Makes about a dozen:
400g self-raising gluten free flour (I used Dove’s Farm brand- it’s organic too)
4 tsps baking powder
1 1/2 tsps xanthan gum
1 tsp ground cinnamon
2 tabs porridge oats
50g sultanas or raisins (or how about dried cranberries for extra Christmas credibility?)
200ml maple syrup
150ml melted coconut oil or sunflower oil
200-250ml soya milk
1 medium banana, finely chopped into sultana-sized chunks
120g washed fresh blueberries
- Prepare the banana and blueberries, and set aside with the sultanas.
- Get all the dry ingredients together in one bowl (ie: flour, baking powder, cinnamon and oats)
- Whisk together the oil, maple syrup and soya milk in another container.
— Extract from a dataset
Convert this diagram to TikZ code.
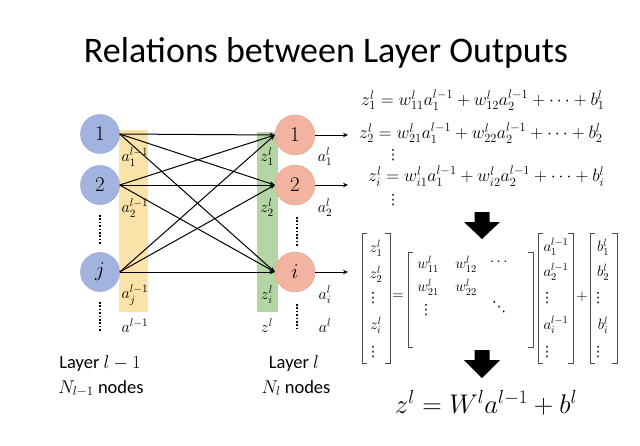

- Beat the wet ingredients into the dry ingredients, mixing thoroughly, then stir in the fruit, distributing it as evenly through the mixture as you can.
- Spoon into prepared muffin moulds. You can fill them more than usual as they don’t rise very much.
- Bake for about 20 minutes in an oven preheated to 180C.
(These are a little more fiddly, but we liked them best!)
Makes about 15 or so 8-10cm mini pancakes:
200g self-raising gluten free flour
2 tsps baking powder
1 tsp xanthan gum
1 tsp cinnamon or mixed spice
1 tab porridge oats
1 flax egg (1 tab ground flax seeds mixed with 3 tabs water)
75ml melted coconut oil
320ml soya (or other plant) milk
1 banana, mashed
120g washed fresh blueberries
- Prepare the flax egg and mix thoroughly with the mashed banana.
- Mix the flour, baking powder, xanthan gum,spice and oats together in a large bowl.
- Beat the agave and the oil into the banana- flax mixture and add to the large bowl.
- Whisk in the soya milk gradually. The batter will be a little thicker than regular pancake batter; barely even pouring consistency.
- Cook in a well-oiled pan on a gentle heat, using an ice cream scoopful of batter for each pancake. I used a mini “one-egg” pan to get the perfect shape and size. The batter is thick and sticky, and needs spreading evenly in the pan. Before it sets, dot with 5 or 6 blueberries. When the batter is set on top, carefully flip over with a spatula and cook the other side (careful: it doesn’t need as long as the first side.